Long-Term Care Insurance Offers More Than Just Asset Protection
Long-Term Care Insurance provides you with access to your choice of quality care in the setting you desire. These plans offer asset and income protection. But Long-Term Care Insurance is all about family. You can add peace-of-mind to your retirement plan and make sure your family will not be burdened from the high risk of needing care. People need care either due to illness, accident or the impact of aging. We are all living longer and advances in medical science make that risk even larger. Act now and plan ahead.

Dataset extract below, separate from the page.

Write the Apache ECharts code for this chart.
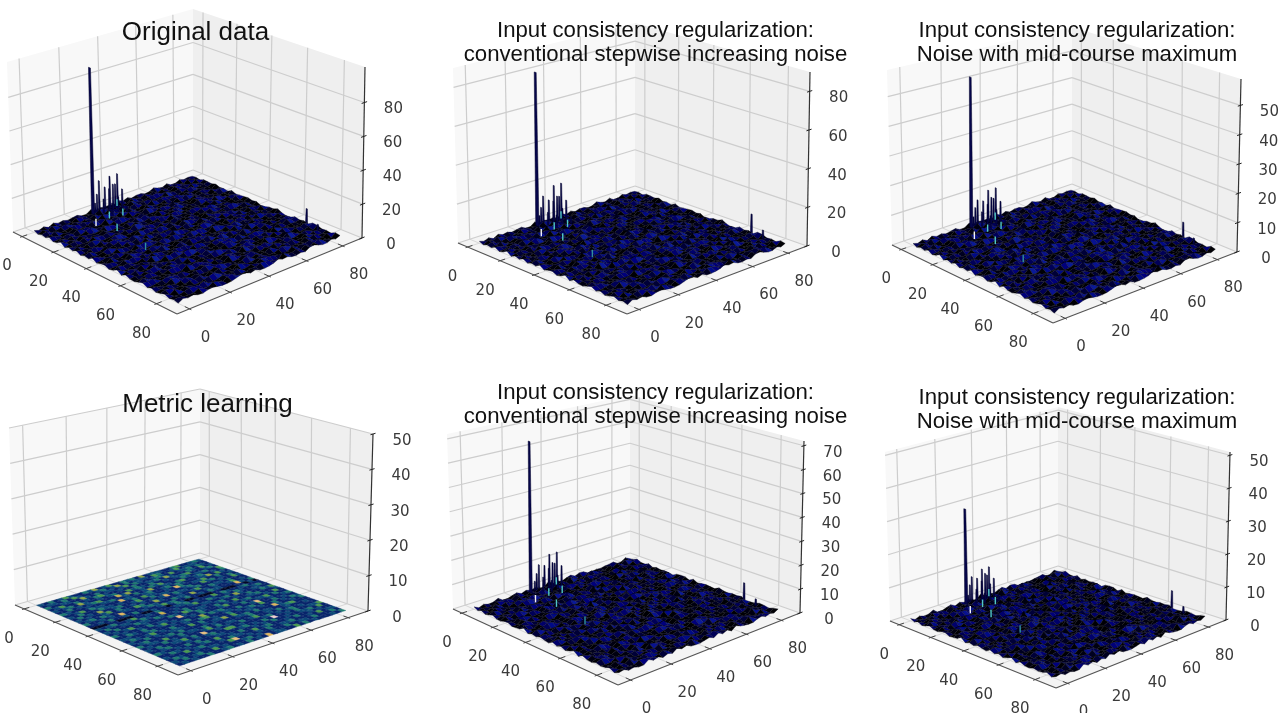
<!DOCTYPE html>
<html><head><meta charset="utf-8">
<style>html,body{margin:0;background:#fff}#main{width:1278px;height:713px;filter:blur(.6px)}</style>
<script src="https://cdn.jsdelivr.net/npm/echarts@6/dist/echarts.min.js"></script>
</head><body><div id="main"></div>
<script>
const xTicks=[0,20,40,60,80];
const yTicks=[0,20,40,60,80];
const zTicks1=[0,20,40,60,80];
const zTicks2=[0,20,40,60,80];
const zTicks3=[0,10,20,30,40,50];
const zTicks4=[0,10,20,30,40,50];
const zTicks5=[0,10,20,30,40,50,60,70];
const zTicks6=[0,10,20,30,40,50];
const zMax=[101,90,59,50,72,51];
const titles=['Original data','Input consistency regularization:\nconventional stepwise increasing noise','Input consistency regularization:\nNoise with mid-course maximum','Metric learning','Input consistency regularization:\nconventional stepwise increasing noise','Input consistency regularization:\nNoise with mid-course maximum'];
// surface heights, read as levels on an 85 x 85 field (rows = x, columns = y)
const surfaceTop=[
'415062413500714230615144027316005243','052731006423185042007316250413620514',
'360148250317006425193004561207341062','127004635210847001362450019425307316',
'540316002745130628004173652001480235','003527461008352064117300425716023104',
'261400593120476003285014006372145007','714053201864002537100462831005240613',
'035260417003152849006214730056120384','402108536241007315620048013275406012',
'160375002514398001462570023104186027','523016048700214635009312465001720453',
'004612573100846205137004026593100264','371050264395001472806153002741460105',
'120483015260734001529640071203584016','650207431008125460037018246350002713',
'014362008574130296400125370648021305','307105246001483750012694003152706420',
'452018630472501003867214005136024071','001746250139006243150087320461500324',
'263500417520038164702100549230176004','710324096103645002381460172005403618',
'045162300748210573004926301854002163','526007341002695130476001283047150240',
'130458016372004810265739000416203571','004613275006143920058102467300152846',
'381200564710032486100375142609400213','657023100846251003724580013062741005',
'102475360014703165209430086215004372','430186002537410086032154700329600148',
'015304726100584201647003152480036207','264001538072600314905127204360071533',
'507142003694120750036210483001726104','120365480015237004186530007243510062',
'341006217405800132764009325160482007','063510342001476250013845102067300415'];
const surfaceBottom=[
'504127003615240081304726500213460172','130064528003172460519200374105062843',
'402715006132480073100526431006142057','016300472584100235647001360258014203',
'273140058602317004051283460017306452','500426310047185302004673100852041136',
'134007265301004826137005420163728001','061582403170236004519200371450026314',
'320004617528001463002746150307184502','415730126003594102380016524700261043',
'007261045380012673504100836215400172','146300572104836005120473006234501780',
'253014006427150938004126570031462005','700582314006235014706390142500318426',
'012476003165004721530068412003574106','384100526730148002653100457206013842',
'105263407002591346004280173650024107','460017352814006205731400628103475002',
'231504006372010458160237004519200364','006143725004368102500741263810047215',
'572300148160253407008315400726035104','103465002718004532096100473205186403',
'420076135002641703185400362071504128','051237406501382004610753200148362005',
'306100572483001264730095142006135074','714052301062745810003264170580230416',
'002386140570320146907001352461008235','523140076243001584316200700413526017',
'160407253108640025370184603125004372','048215006731250403100697240016381502',
'375001428060317526001402853170460213','100642350186402003751260034582017306',
'216073104528003674100513620470018245','504280367001145006328047105236400713',
'032116540372600281054730016208345106','461300725041836100240615073100462538'];
const surfaceMetric=[
'213124211325124113231512221134112321','122131421112312513122214311241222113',
'311221152131221241321123214122313212','124113121342112113112231521113214121',
'212315211212311423213112122341112312',
'113121234111625112132411113212231141','321112112231121312511221341123112132',
'112413221117221123112313211122514211','213111322121131422112173112241131122',
'131215112311241131221112311423121312','212112413112121212713221231111211423',
'123132112214311521112112411322131112','311212171111232111322151121211241213',
'112131121312112423113112132211172131','000110001100211013200100011000110201',
'212311241121311122312111413211231112','131122113211611211241132112132112311',
'213111322132112131112211231521122113','121241121111321431221123112113113242',
'312112131221182113211312141122311121','113213112412111213111241212311121413',
'221112311121231151323111131122413112','132124121311211341112213112811211231',
'211312112221413112113121231411312112','123111231311112122514112212113121321',
'312214113122131211112231311172112131','121131212111241312211131122112341112',
'213112241318112121131241121312111212','112311121212311441211112312123121113',
'321121313111221112312131911213112241','113212112314112131121213112112231412',
'211141231112132211412311121311212113','132112112211481121213112231112141221',
'213123114121112312112113112213111312','121211311231213121712211413121112131',
'112131221113121211231121312181211232'];
const noiseUnit=[.26,.25,.165,.02,.2,.15];
// sharp spikes: x, y, height (the tall spike is the last of each list)
const peaks1=[[3,29,7],[6,31,10],[9,33,8],[2,32,19],[6,34,15],[3,30,12],[8,37,10],[4,36,21],[5,38,16],[4,40,21],[7,40,13],[6,36,17],[11,39,5],[2,35,14],[68,84,10],[76,82,5],[4,27,90]];
const peaks2=[[3,29,6],[6,31,8],[9,33,7],[2,32,15],[6,34,13],[3,30,10],[8,37,9],[4,36,20],[5,38,14],[4,40,20],[7,40,12],[6,36,15],[11,39,5],[2,35,12],[68,84,11],[76,82,6],[4,27,82]];
const peaks3=[[3,29,4],[6,31,6],[9,33,5],[2,32,9],[6,34,8],[3,30,7],[8,37,6],[4,36,12],[5,38,9],[4,40,12],[7,40,8],[6,36,10],[11,39,3],[2,35,8],[68,84,6],[76,82,3],[4,27,53]];
const peaks5=[[3,29,5],[6,31,7],[9,33,6],[2,32,11],[6,34,10],[3,30,8],[8,37,7],[4,36,15],[5,38,11],[4,40,15],[7,40,10],[6,36,12],[11,39,4],[2,35,10],[68,84,8],[76,82,4],[4,26,65]];
const peaks6=[[3,29,3],[6,31,5],[9,33,4],[2,32,8],[6,34,7],[3,30,6],[8,37,6],[4,36,10],[5,38,8],[4,40,10],[7,40,7],[6,36,9],[11,39,3],[2,35,7],[68,84,6],[76,82,3],[4,27,30]];
const fleckSpots=[[15.6,19],[13.6,27.6],[25,22],[6,38],[15,33.5],[46,18.5]];
const fleckColors=['#f4f4f4','#4fc8c8','#4fc8c8','#4fc8c8','#4fc8c8','#2f8f9f'];
const fleckTop=[3,2.7,1.8,0,2.2,1.6];
const darkPalette=['#000004','#000010','#000020','#000038','#000058','#00006c','#00007c','#000a88','#081290','#0a1a98'];
const metricPalette=['#020824','#07246a','#0d4a78','#1f7a70','#4a9a50','#90a848','#c8b050','#e0b860','#e8c080','#f0d0d0'];
// panel frames on the page: floor corners then top corners, left/bottom/right/back
const floors=[
[[13,232],[177,314],[362,238],[193,170]],[[458,243],[627,314],[807,246],[635,186]],[[892,245],[1053,323],[1237,252],[1072,184]],
[[15,605],[178,675],[368,611],[200,553]],[[453,609],[618,685],[800,613],[630,553]],[[890,621],[1056,688],[1226,620],[1058,566]]];
const tops=[
[[7,62],[176,127],[365,67],[193,9]],[[453,68],[626,127],[810,72],[635,23]],[[887,70],[1052,136],[1241,79],[1072,27]],
[[9,428],[177,490],[373,434],[200,389]],[[447,434],[617,498],[804,441],[630,395]],[[885,452],[1055,508],[1230,452],[1058,407]]];
const titlePos=[[190.5,16,26],[650.5,14,22.2],[1072,14,22.2],[202.5,388,26],[650.5,376,22.2],[1072,381,22.2]];
const axisLo=-6,axisHi=91,fieldSize=85;
const FONT='"Liberation Sans",Arial,sans-serif',TICK='"DejaVu Sans",sans-serif';

function quadMap(q){
  const [[x0,y0],[x1,y1],[x2,y2],[x3,y3]]=q;
  const dx1=x1-x2,dx2=x3-x2,sx=x0-x1+x2-x3,dy1=y1-y2,dy2=y3-y2,sy=y0-y1+y2-y3;
  const den=dx1*dy2-dx2*dy1,g=(sx*dy2-dx2*sy)/den,h=(dx1*sy-sx*dy1)/den;
  const a=x1-x0+g*x1,b=x3-x0+h*x3,d=y1-y0+g*y1,e=y3-y0+h*y3;
  return (s,t)=>{const w=g*s+h*t+1;return [(a*s+b*t+x0)/w,(d*s+e*t+y0)/w];};
}
function makeProjector(p){
  const f=quadMap(floors[p]),u=quadMap(tops[p]),span=axisHi-axisLo;
  return (x,y,z)=>{
    const s=(x-axisLo)/span,t=(y-axisLo)/span,k=z/zMax[p],A=f(s,t),B=u(s,t);
    return [A[0]+(B[0]-A[0])*k,A[1]+(B[1]-A[1])*k];
  };
}
const zTickSets=[zTicks1,zTicks2,zTicks3,zTicks4,zTicks5,zTicks6];
const surfaces=[surfaceTop,surfaceTop,surfaceTop,surfaceMetric,surfaceBottom,surfaceBottom];
const peakSets=[peaks1,peaks2,peaks3,[],peaks5,peaks6];
const series=[];
for(let p=0;p<6;p++){
  const P=makeProjector(p),zm=zMax[p],lo=axisLo,hi=axisHi,items=[];
  const C=(api,q)=>api.coord(q);
  const poly=(pts,fill)=>({kind:'poly',pts,fill});
  const line=(a,b,color,w)=>({kind:'line',a,b,color,w});
  const text=(at,dx,dy,s)=>({kind:'text',at,dx,dy,s});
  items.push(poly([P(lo,lo,0),P(hi,lo,0),P(hi,hi,0),P(lo,hi,0)],'#f4f4f4'));
  items.push(poly([P(lo,lo,0),P(lo,hi,0),P(lo,hi,zm),P(lo,lo,zm)],'#f8f8f8'));
  items.push(poly([P(lo,hi,0),P(hi,hi,0),P(hi,hi,zm),P(lo,hi,zm)],'#efefef'));
  const grid='#cdcdcd';
  xTicks.forEach(t=>{items.push(line(P(t,lo,0),P(t,hi,0),'#d8d8d8',1));items.push(line(P(t,hi,0),P(t,hi,zm),grid,1.2));});
  yTicks.forEach(t=>{items.push(line(P(lo,t,0),P(hi,t,0),'#d8d8d8',1));items.push(line(P(lo,t,0),P(lo,t,zm),grid,1.2));});
  zTickSets[p].forEach(t=>{items.push(line(P(lo,lo,t),P(lo,hi,t),grid,1.2));items.push(line(P(lo,hi,t),P(hi,hi,t),grid,1.2));});
  items.push(line(P(lo,lo,0),P(hi,lo,0),'#555',1.2));
  items.push(line(P(hi,lo,0),P(hi,hi,0),'#555',1.2));
  items.push(line(P(hi,hi,0),P(hi,hi,zm),'#333',1.2));
  xTicks.forEach(t=>{items.push(line(P(t,lo-1,0),P(t,lo+2.5,0),'#444',1));items.push(text(P(t,lo,0),-15,30,String(t)));});
  yTicks.forEach(t=>{items.push(line(P(hi+1,t,0),P(hi-2.5,t,0),'#444',1));items.push(text(P(hi,t,0),16,29,String(t)));});
  zTickSets[p].forEach(t=>{items.push(line(P(hi,hi-1.5,t),P(hi,hi+1.5,t),'#222',1));items.push(text(P(hi,hi,t),29,7,String(t)));});
  series.push({type:'custom',coordinateSystem:'cartesian2d',silent:true,animation:false,clip:false,progressive:0,
    data:items.map((_,k)=>[k]),
    renderItem:(params,api)=>{
      const o=items[api.value(0)];
      if(o.kind==='poly')return {type:'polygon',shape:{points:o.pts.map(q=>C(api,q))},style:{fill:o.fill}};
      if(o.kind==='line'){const a=C(api,o.a),b=C(api,o.b);return {type:'line',shape:{x1:a[0],y1:a[1],x2:b[0],y2:b[1]},style:{stroke:o.color,lineWidth:o.w}};}
      const q=C(api,o.at);
      return {type:'text',style:{x:q[0]+o.dx,y:q[1]+o.dy,text:o.s,fill:'#3a3a3a',fontSize:15,fontFamily:TICK,textAlign:'center',textVerticalAlign:'middle'}};
    }});
  // surface, painted from the back corner towards the viewer
  const rows=surfaces[p],n=rows.length,step=fieldSize/(n-1),unit=noiseUnit[p];
  const pal=p===3?metricPalette:darkPalette;
  const H=(i,j)=>(+rows[i][j])*unit;
  const cells=[];
  for(let i=0;i<n-1;i++)for(let j=n-2;j>=0;j--)cells.push([i,j]);
  series.push({type:'custom',coordinateSystem:'cartesian2d',silent:true,animation:false,clip:false,progressive:0,
    data:cells,
    renderItem:(params,api)=>{
      const i=api.value(0),j=api.value(1);
      const pts=[[i,j],[i+1,j],[i+1,j+1],[i,j+1]].map(c=>api.coord(P(c[0]*step,c[1]*step,H(c[0],c[1]))));
      const col=pal[+rows[i][j]];
      return {type:'polygon',shape:{points:pts},style:{fill:col,stroke:p===3?col:'rgba(0,0,10,.55)',lineWidth:p===3?.4:.5}};
    }});
  // spikes
  const peakList=peakSets[p];
  series.push({type:'custom',coordinateSystem:'cartesian2d',silent:true,animation:false,clip:false,progressive:0,
    data:peakList,
    renderItem:(params,api)=>{
      const x=api.value(0),y=api.value(1),z=api.value(2),w=params.dataIndex===peakList.length-1?1:.55,base=6*unit;
      const pts=[P(x-w,y,base),P(x-w*.6,y,z),P(x+w*.6,y,z),P(x+w,y,base)].map(q=>api.coord(q));
      return {type:'polygon',shape:{points:pts},style:{fill:'#05054a',stroke:'#000028',lineWidth:.5}};
    }});
  if(p!==3)series.push({type:'custom',coordinateSystem:'cartesian2d',silent:true,animation:false,clip:false,progressive:0,
    data:fleckSpots,
    renderItem:(params,api)=>{
      const a=api.coord(P(api.value(0),api.value(1),fleckTop[p])),b=api.coord(P(api.value(0),api.value(1),fleckTop[p]*2.4));
      return {type:'line',shape:{x1:a[0],y1:a[1],x2:b[0],y2:b[1]},style:{stroke:fleckColors[params.dataIndex],lineWidth:1.4}};
    }});
}
const chart=echarts.init(document.getElementById('main'),null,{renderer:'canvas'});
chart.setOption({
  animation:false,backgroundColor:'#fff',
  grid:{left:0,right:0,top:0,bottom:0,containLabel:false},
  xAxis:{type:'value',min:0,max:1278,show:false},
  yAxis:{type:'value',min:0,max:713,inverse:true,show:false},
  title:titles.map((t,k)=>({text:t,left:titlePos[k][0],top:titlePos[k][1],textAlign:'center',
    textStyle:{fontFamily:FONT,fontWeight:'normal',fontSize:titlePos[k][2],lineHeight:24,color:'#111'}})),
  series
});
</script></body></html>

No matter which type of plan you purchase, Long-Term Care Insurance is easy, affordable and rate stable income and asset protection. These policies are custom designed. But be careful as premiums can vary over 100% between companies for the exact same coverage. Premiums are based on your age, health, and amount of benefits purchased at the time of application. The best time to obtain coverage is prior to your retirement, in your 40s or 50s, to take advantage of low premiums and good health discounts.
Working With a Specialist is Essential
Since Long-Term Care Insurance is custom designed ... and policies can vary in price, be sure to seek the help of a qualified Long-Term Care Insurance specialist. Be sure they understand the underwriting criteria of each company, is with policy design, claims, and the many tax advantages that are available. Complete understanding of the federal/state partnership program is also key. Find a specialist by clicking here.
Discussion Points with a Specialist
- Partnership – Most states offer special policies that provide dollar-for-dollar asset protection. The Long-Term Care Insurance Partnership Program might be one of the best-kept secrets in retirement planning. Make sure the specialist explains this program and how it might help you.
- Tax incentives – There are federal tax incentives available for some people. If you own your own business be sure to ask.
- Health Savings Accounts – If you have an HSA you can use the pre-tax money in your account to pay for the premium.
- Asset-Based or Hybrid policies – These are life insurance or annuities with a rider for long-term care. Careful, only a handful are actually a long-term care benefit. However, one of these policies can provide you with the flexibility of both a long-term care benefit or a death benefit. They are expensive but can be paid with a single premium.
- Health and Family History - Make sure the specialist asks you detailed questions about your health, family history, and retirement plans. Underwritingcriteria varies with each insurance company. If they are not asking you detailed questions then find another specialist.
Cost of Care Calculator
Take a moment and find the current and future costs of long-term care in the area you live in. This will help you decide the amount of coverage is appropriate for you in your situation. For example, if you have a defined pension when you retire the amount of benefits you would need for long-term care would be less than an individual who will fund their future retirement with earnings off investments. In that case, protecting the principal is essential since that will produce your future income.
Find your state and use the LTC NEWS cost of care calculator by clicking here.
Planning for the financial costs and burdens of longevity comes down to your family. Make getting older easier on those you love.